Things are getting progressively worse, as more are added to the ranks of the enemy, and are being filled with fierce anger toward what YHVH is doing in the restoration of the City of the King, His dwelling place.   The development from jealousy to hatred is short only of murder.   Up to this point the enemies have not succeeded to stop the work, but now they must come and create fear and confusion amongst the workers: “And our adversaries said, ‘They will neither know nor see anything, till we come into their midst and kill them and cause the work to cease’" (Nehemiah 4:11).  In order to move right into the camp the wolves are now going to cover themselves in sheep’s’ clothing, this being the most dangerous of all of the enemy’s tactics.  They will call you brother and say that they are standing with you in the work, but this is just a cover up for the jealousy, hatred and eventual murder, which they are harboring in their hearts.

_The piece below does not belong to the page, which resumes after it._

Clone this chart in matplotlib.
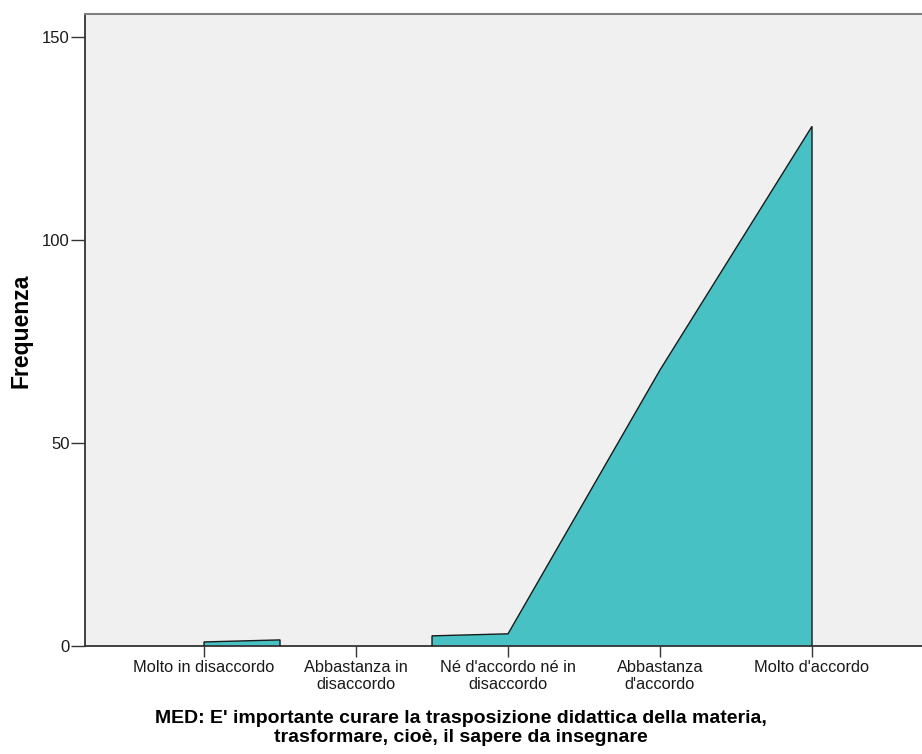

Do study how Nehemiah and the others responded to each progressive attack of the enemy, as there is much to be learnt from this on how to proceed in the work of the restoration of the two nations/sticks and the whole House of Israel.   Warn those who are cooperating with the enemy of a faithful covenant-keeping Elohim, that it might be wise to take the advice of the great sage Gamaliel, whose attitude was summed up in the following words:  "And now I say to you, keep away from these men and let them alone; for if this plan or this work is of men, it will come to nothing; but if it is of God, you cannot overthrow it -- lest you even be found to fight against God" (Acts 5:38-39).